Unreliable cell phone service frustrated Skagway residents last summer. Some hope emerged in October, when AT&T announced plans to upgrade its network by summer of 2016. But a spokesman says those plans have stalled. And people in Skagway have noticed, as they slog through another summer of cell phone problems.
Skagway resident Andrew Cremata took to Facebook recently in an effort to hold AT&T accountable for what he sees as ‘lies’ from the company about upgrading its service for this summer.
“It’s just so in your face how much they don’t care about anyone,” Cremata said. “But they sure don’t mind cashing your check every month.”
Cremata says he pays about $150 each month on a shared cell phone plan. But instead of getting the service he feels he pays for…
“You can’t check your voicemail half of the time, some certain texts don’t go through and certain phone calls tend to get dropped a lot more frequently, especially ones that come from out state.”
Cremata’s Facebook post garnered more than 70 comments from other fed-up Skagway residents. One said she nearly lost her job because of phone issues, another said every aspect of her tour business is impacted because by the unreliable service.
So what happened to the upgrades that were supposed to be in place by this summer?
“They’ve just taken longer than we wanted to do,” said Chris Brown, AT&T’s Director of Network Services in Alaska.
There are multiple pieces to the AT&T technology puzzle that connects Skagway customers. One is the microwave radio tower, which used to be the only connection between Skagway and the rest of AT&T’s network. But last summer, an especially tall cruise ship blocked the tower’s path and cut out service.
“It was at that point we said we need to do something short-term and long-term,” Brown said. “The short term was to procure some fiber capacity so that we could avoid problems the rest of that summer until such time as we could raise the tower.”
Brown says AT&T turned that tower off and started using a fiber-optic connection instead. Now, the company is trying to make its tower taller, so the microwave radio connection is more reliable.
But getting the necessary permits from the Federal Communications Commission and Federal Aviation Administration is taking longer than expected, Brown says.
“Most of it has to do with the physical construction of the site and ensuring the FAA that the tower as it was would not violate the rules because of the proximity to the airport.”

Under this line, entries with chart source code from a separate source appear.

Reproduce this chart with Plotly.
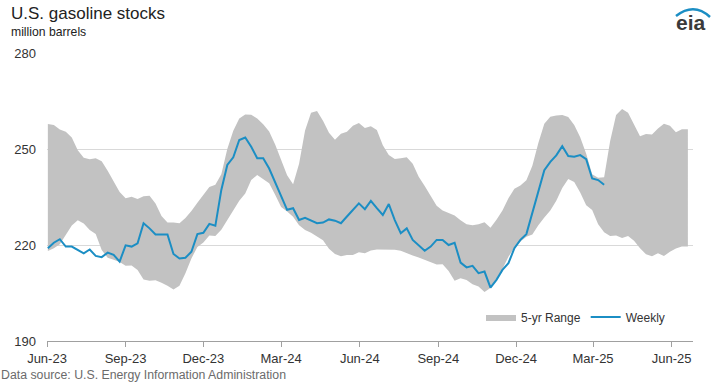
import pandas as pd
import plotly.graph_objects as go

# ---- data (million barrels), weekly, week ending Friday ----
start_date = "2023-06-02"

weekly = [219.0, 220.7, 221.8, 219.5, 219.5, 218.4, 217.4, 218.6, 216.6, 216.2,
          217.6, 216.9, 214.8, 219.9, 219.5, 220.5, 226.8, 225.2, 223.3, 223.3,
          223.3, 217.2, 215.8, 216.0, 217.9, 223.4, 223.8, 226.6, 226.0, 237.2,
          245.0, 247.4, 252.8, 253.6, 250.7, 247.1, 247.1, 243.9, 239.6, 234.8,
          231.0, 231.5, 227.8, 228.5, 227.6, 226.8, 227.0, 228.0, 227.6, 226.8,
          228.9, 230.9, 233.0, 231.2, 233.8, 231.5, 229.4, 232.8, 227.8, 223.7,
          225.2, 221.6, 220.0, 218.2, 219.5, 221.6, 221.6, 220.0, 220.7, 214.5,
          213.0, 213.5, 211.2, 211.7, 206.7, 209.1, 212.2, 214.3, 219.0, 221.6,
          223.4, 230.0, 237.0, 243.4, 246.0, 248.0, 250.9, 247.8, 247.6, 248.1,
          246.8, 240.8, 240.3, 238.8]

range_max = [257.8, 257.5, 256.1, 255.4, 253.6, 249.6, 247.3, 246.8, 247.1, 246.2,
             243.2, 239.9, 236.6, 234.6, 235.1, 234.4, 235.2, 235.4, 233.0, 229.1,
             227.0, 227.0, 226.8, 228.4, 230.6, 233.2, 235.8, 238.1, 238.8, 242.1,
             250.0, 255.7, 259.5, 260.8, 260.7, 259.5, 257.7, 255.5, 251.4, 246.3,
             241.8, 239.0, 245.4, 255.8, 261.3, 261.9, 258.8, 255.1, 252.9, 254.8,
             255.4, 257.3, 258.1, 256.6, 257.1, 255.9, 251.2, 248.1, 246.9, 247.1,
             247.4, 245.4, 241.3, 238.4, 235.2, 232.3, 230.8, 230.1, 229.2, 227.7,
             226.5, 226.2, 226.5, 227.1, 225.4, 227.9, 230.8, 234.6, 237.6, 238.6,
             240.2, 244.8, 251.9, 257.9, 260.1, 260.5, 260.6, 260.0, 257.5, 253.7,
             248.5, 242.1, 241.0, 241.2, 252.4, 260.6, 262.5, 261.3, 257.6, 254.0,
             254.7, 254.5, 256.4, 257.9, 257.3, 255.2, 256.2, 256.2]

range_min = [218.1, 219.0, 220.2, 223.1, 226.1, 227.7, 226.7, 224.7, 223.4, 218.4,
             216.0, 215.4, 214.7, 213.5, 213.6, 212.2, 209.2, 208.8, 209.0, 208.2,
             207.3, 206.1, 207.3, 211.2, 215.8, 219.4, 220.8, 223.0, 222.8, 224.8,
             227.8, 230.7, 233.8, 236.1, 240.3, 241.9, 240.6, 239.3, 235.7, 231.9,
             230.5, 228.8, 226.2, 224.7, 223.8, 222.6, 221.5, 218.8, 217.2, 216.5,
             216.9, 216.9, 217.7, 217.4, 218.3, 218.6, 218.6, 218.5, 218.5, 218.2,
             217.4, 216.7, 216.1, 215.4, 214.7, 213.9, 214.0, 211.9, 208.8, 209.6,
             209.1, 207.7, 207.0, 205.3, 206.6, 209.7, 212.5, 216.3, 219.2, 221.1,
             222.6, 223.3, 226.2, 228.6, 230.8, 233.8, 237.8, 240.6, 239.7, 236.4,
             232.4, 230.9, 226.5, 224.0, 222.8, 223.0, 222.2, 222.8, 221.3, 219.0,
             217.1, 216.5, 217.4, 216.6, 217.9, 218.9, 219.5, 219.5]

y_ticks = [190, 220, 250, 280]

band_dates = pd.date_range(start_date, periods=len(range_max), freq="7D")
weekly_dates = band_dates[:len(weekly)]

FONT = "Liberation Sans, Arial, sans-serif"
BAND = "#c2c2c2"
BLUE = "#1b8ec4"

fig = go.Figure()
fig.add_trace(go.Scatter(x=band_dates, y=range_min, mode="lines",
                         line=dict(width=0, color=BAND), showlegend=False,
                         hoverinfo="skip"))
fig.add_trace(go.Scatter(x=band_dates, y=range_max, mode="lines", fill="tonexty",
                         fillcolor=BAND, line=dict(width=0, color=BAND),
                         name="5-yr Range"))
fig.add_trace(go.Scatter(x=weekly_dates, y=weekly, mode="lines",
                         line=dict(width=2, color=BLUE), name="Weekly"))

def px_x(p):
    return (p - 47) / 646.0

def px_y(p):
    return (341 - p) / 288.0

annotations = [
    dict(text="U.S. gasoline stocks", x=px_x(9), y=px_y(13), xref="paper", yref="paper",
         xanchor="left", yanchor="middle", showarrow=False,
         font=dict(family=FONT, size=17, color="#222222")),
    dict(text="million barrels", x=px_x(9), y=px_y(32), xref="paper", yref="paper",
         xanchor="left", yanchor="middle", showarrow=False,
         font=dict(family=FONT, size=12.2, color="#222222")),
    dict(text="Data source: U.S. Energy Information Administration", x=px_x(-1), y=px_y(375),
         xref="paper", yref="paper", xanchor="left", yanchor="middle", showarrow=False,
         font=dict(family=FONT, size=12.3, color="#6b6b6b")),
    dict(text="<b>eia</b>", x=px_x(691), y=px_y(23), xref="paper", yref="paper",
         xanchor="center", yanchor="middle", showarrow=False,
         font=dict(family=FONT, size=21, color="#3a3a3a")),
]

shapes = [
    dict(type="path", xref="paper", yref="paper",
         path=f"M {px_x(676)},{px_y(16)} Q {px_x(694)},{px_y(2)} {px_x(710)},{px_y(17)}",
         line=dict(color=BLUE, width=2.5)),
]

fig.update_layout(
    width=719, height=384,
    margin=dict(l=47, r=26, t=53, b=43),
    paper_bgcolor="white", plot_bgcolor="white",
    font=dict(family=FONT, size=13, color="#333333"),
    showlegend=True,
    legend=dict(orientation="h", x=px_x(481), y=px_y(317), xanchor="left", yanchor="middle",
                font=dict(family=FONT, size=12, color="#333333"),
                bgcolor="rgba(0,0,0,0)", traceorder="normal"),
    annotations=annotations,
    shapes=shapes,
    xaxis=dict(range=["2023-06-01", "2025-06-26"], tick0="2023-06-01", dtick="M3",
               tickformat="%b-%y", ticks="outside", ticklen=5, tickcolor="#a0a0a0",
               showline=True, linecolor="#a0a0a0", linewidth=1, showgrid=False,
               zeroline=False, tickfont=dict(family=FONT, size=13, color="#333333")),
    yaxis=dict(range=[190, 280], tickvals=y_ticks, showgrid=True, gridcolor="#d9d9d9",
               gridwidth=1, zeroline=False, showline=False, ticks="",
               ticklabelstandoff=10,
               tickfont=dict(family=FONT, size=13, color="#333333")),
)

fig.write_html("out.html", config={"displayModeBar": False},
               post_script="document.body.style.margin='0px';document.body.style.padding='0px';")
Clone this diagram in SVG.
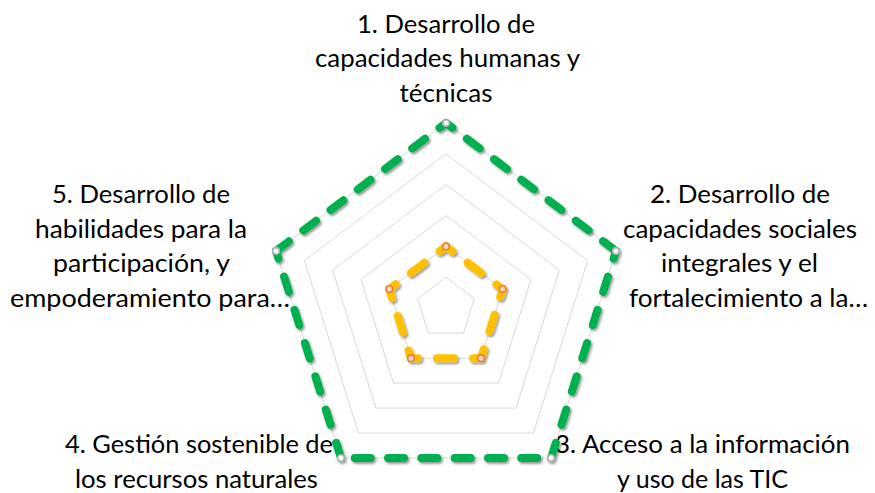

Once the tower is raised, AT&T plans to turn on a 4G LTE network. The LTE equipment is meant to improve capacity between phones and the cell tower. Then the tower sends the communication back to the rest of the network. Brown says they can’t turn on the LTE service until the tower is raised.
“We don’t want to turn LTE service up until we have good capacity or it really doesn’t provide any advantage. If you have a very fast connection to cell site but you don’t have capacity to take that back to the rest of the network, typically it would not as good a user experience.”
Will these actions fix the service issues? Skagway residents probably won’t find out until next summer. Brown says the improvements should be in place by then. But Skagway is in a unique situation, with demand for service exponentially increasing about four months out of the year during cruise ship season. That presents a challenge for cell phone providers.
“We manage carefully that trade-off between the ability to serve customers during the peak time and the cost of maintaining a network that would be 20 times over-sized.”
Brown says AT&T typically doesn’t design a network to be perfect at the peak load.
“The economics of it would not be typically favorable.”
Brown says his company’s hope is for everyone in Skagway to be an AT&T user. But the recent problems have already lost them at least one customer. Cremata’s two-year contract ended recently, and he plans to switch to Verizon or GCI. Although, with the service issues that seem to plague Skagway every summer, he doesn’t have high expectations for those providers either.